I will assume you know what you're doing by using regex here, since there's probably an argument to be made that PCRE is not the best approach to implementing this sort of matching in a "tree"-like fashion. But I'm not fussed about that.
The idea of using conditionals isn't bad, but it adds extra steps in the form of the conditions themselves. Also, you can only branch off in two directions per conditional.

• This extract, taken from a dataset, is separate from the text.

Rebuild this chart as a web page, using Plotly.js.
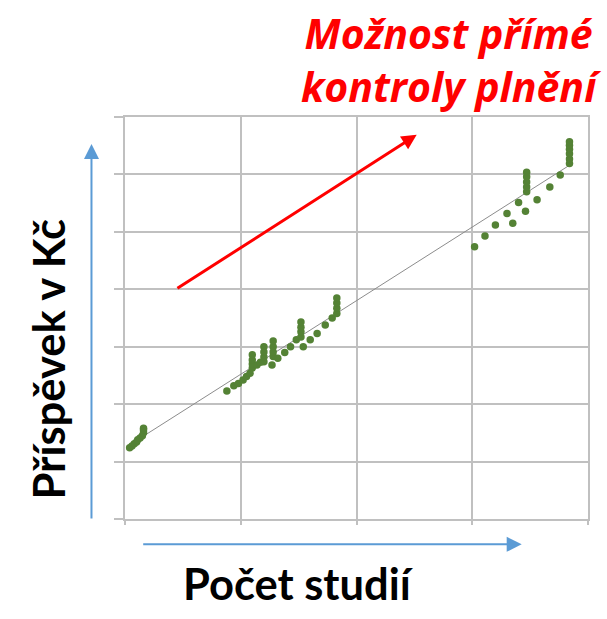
<!DOCTYPE html>
<html>
<head>
<meta charset="utf-8">
<script src="https://cdn.plot.ly/plotly-3.0.1.min.js"></script>
<style>html,body{margin:0;padding:0;background:#fff;}#chart{width:607px;height:619px;}</style>
</head>
<body>
<div id="chart"></div>
<script>
// Počet studií (x) a příspěvek v Kč (y)
const pocetStudii = [
  4, 6, 8, 10, 11, 13, 15, 16, 16, 16,
  88, 94, 98, 102, 105, 108, 110, 110, 110, 110, 114, 117,
  120, 120, 120, 120, 127, 128, 128, 128, 128, 132, 138, 143, 148,
  152, 152, 152, 152, 154, 160, 166, 173, 179, 183, 183, 183, 183,
  302, 311, 320, 330, 335, 340, 346, 347, 347, 347, 347, 347,
  356, 367, 376, 384, 384, 384, 384, 384, 384
];
const prispevek = [
  124, 127, 131, 134, 138, 141, 145, 150, 155, 158,
  223, 232, 236, 242, 248, 254, 263, 270, 277, 286, 268, 273,
  274, 282, 291, 300, 268, 283, 291, 300, 310, 280, 290, 300, 312,
  317, 326, 334, 343, 300, 312, 323, 338, 350, 358, 367, 376, 385,
  474, 493, 512, 532, 515, 551, 536, 570, 578, 587, 596, 604,
  556, 578, 599, 619, 627, 636, 644, 651, 657
];
// trend line
const trendX = [4, 384];
const trendY = [129, 616];
// red arrow (tail, tip) in data units
const redArrowX = [44, 252];
const redArrowY = [400, 669];

const xTitle = 'Počet studií';
const yTitle = 'Příspěvek v Kč';
const noteText = 'Možnost přímé<br>kontroly plnění';

const gridColor = '#c0c0c0';

const traces = [
  {
    x: trendX, y: trendY, type: 'scatter', mode: 'lines',
    line: {color: '#8c8c8c', width: 1}, hoverinfo: 'skip', showlegend: false
  },
  {
    x: pocetStudii, y: prispevek, type: 'scatter', mode: 'markers',
    marker: {color: '#548235', size: 7.5}, showlegend: false
  }
];

const layout = {
  width: 607, height: 619,
  margin: {l: 125, r: 19, t: 117, b: 100, pad: 0},
  paper_bgcolor: '#ffffff', plot_bgcolor: '#ffffff',
  showlegend: false, hovermode: false,
  xaxis: {
    range: [0, 400], dtick: 100, tick0: 0,
    showgrid: true, gridcolor: gridColor, gridwidth: 2,
    showline: true, linecolor: gridColor, linewidth: 2, mirror: true,
    ticks: 'outside', ticklen: 4, tickcolor: gridColor, tickwidth: 2,
    showticklabels: false, zeroline: false, fixedrange: true
  },
  yaxis: {
    range: [0, 700], dtick: 100, tick0: 0,
    showgrid: true, gridcolor: gridColor, gridwidth: 2,
    showline: true, linecolor: gridColor, linewidth: 2, mirror: true,
    ticks: 'outside', ticklen: 9, tickcolor: gridColor, tickwidth: 2,
    showticklabels: false, zeroline: false, fixedrange: true
  },
  annotations: [
    {
      x: redArrowX[1], y: redArrowY[1], xref: 'x', yref: 'y',
      ax: redArrowX[0], ay: redArrowY[0], axref: 'x', ayref: 'y',
      text: '', showarrow: true, arrowhead: 2, arrowsize: 1, arrowwidth: 3,
      arrowcolor: '#ff0000', standoff: 0
    },
    {
      x: -0.0724, y: 0.9328, xref: 'paper', yref: 'paper',
      ax: 0, ay: 376, text: '', showarrow: true, arrowhead: 2,
      arrowsize: 1.5, arrowwidth: 2, arrowcolor: '#5b9bd5', standoff: 0
    },
    {
      x: 0.8568, y: -0.0629, xref: 'paper', yref: 'paper',
      ax: -380, ay: 0, text: '', showarrow: true, arrowhead: 2,
      arrowsize: 1.5, arrowwidth: 2, arrowcolor: '#5b9bd5', standoff: 0
    },
    {
      x: 0.3747, y: -0.1604, xref: 'paper', yref: 'paper',
      xanchor: 'center', yanchor: 'middle', showarrow: false,
      text: xTitle,
      font: {family: 'Lato', size: 43.5, color: '#000000', weight: 'bold'}
    },
    {
      x: -0.1663, y: 0.397, xref: 'paper', yref: 'paper',
      xanchor: 'center', yanchor: 'middle', showarrow: false,
      text: yTitle, textangle: -90,
      font: {family: 'Lato', size: 43.5, color: '#000000', weight: 'bold'}
    },
    {
      x: 0.705, y: 1.283, xref: 'paper', yref: 'paper',
      xanchor: 'center', yanchor: 'top', showarrow: false, align: 'center',
      text: noteText,
      font: {family: 'Open Sans', size: 41, color: '#ff0000', weight: 'bold', style: 'italic'}
    }
  ]
};

Plotly.newPlot('chart', traces, layout, {displayModeBar: false, staticPlot: true});
</script>
</body>
</html>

PCRE has a feature called "backtracking control verbs" which allow you to do precisely what you want. They have varying levels of control, and the one I would suggest in this case is the strongest:
<\/?\s*\b(?>a(?:bbr|cronym|ddress|pplet|r(?:ea|ticle)|side|udio)?|b(?:ase|asefont|d[io]|ig|lockquote|ody|r|utton)?|c(?:anvas|aption|enter|ite|ode|ol(?:group)?)|d(?:ata(?:list)?|[dlt]|el|etails|fn|ialog|i[rv])|em(?:bed)?|f(*COMMIT)(?:i(?:eldset|g(?:caption|ure))|o(?:nt|oter|rm)|rame(?:set)?)|h(?:[1-6r]|ead(?:er)?|tml)|i(?:frame|mg|nput|ns)?|kbd|l(?:abel|egend|i(?:nk)?)|m(?:a(?:in|p|rk)|et(?:a|er))|n(?:av|o(?:frames|script))|o(?:bject|l|pt(?:group|ion)|utput)|p(?:aram|icture|re|rogress)?|q|r[pt]|ruby|s|s(?:amp|ection|elect|mall|ource|pan|trike|trong|tyle|ub|ummary|up|vg)|t(?:able|body|[dhrt]|emplate|extarea|foot|head|ime|itle|rack)|ul?|v(?:ar|ideo)|wbr)\b
https://regex101.com/r/p572K8/2
Just by adding a single (*COMMIT)
verb after the 'f' branch, it's cut the number of steps required to find a failure in this case by half.
(*COMMIT)
tells the engine to commit to the match at that point. It won't even re-attempt the match starting from </
again if no match is found.
To fully optimize the expression, you'll have to add (*COMMIT)
at every point after branching has occurred.
Another thing you can do is try to re-order your alternatives in such a way as to prioritize those that are found most commonly. That might be something else to consider in your optimization process.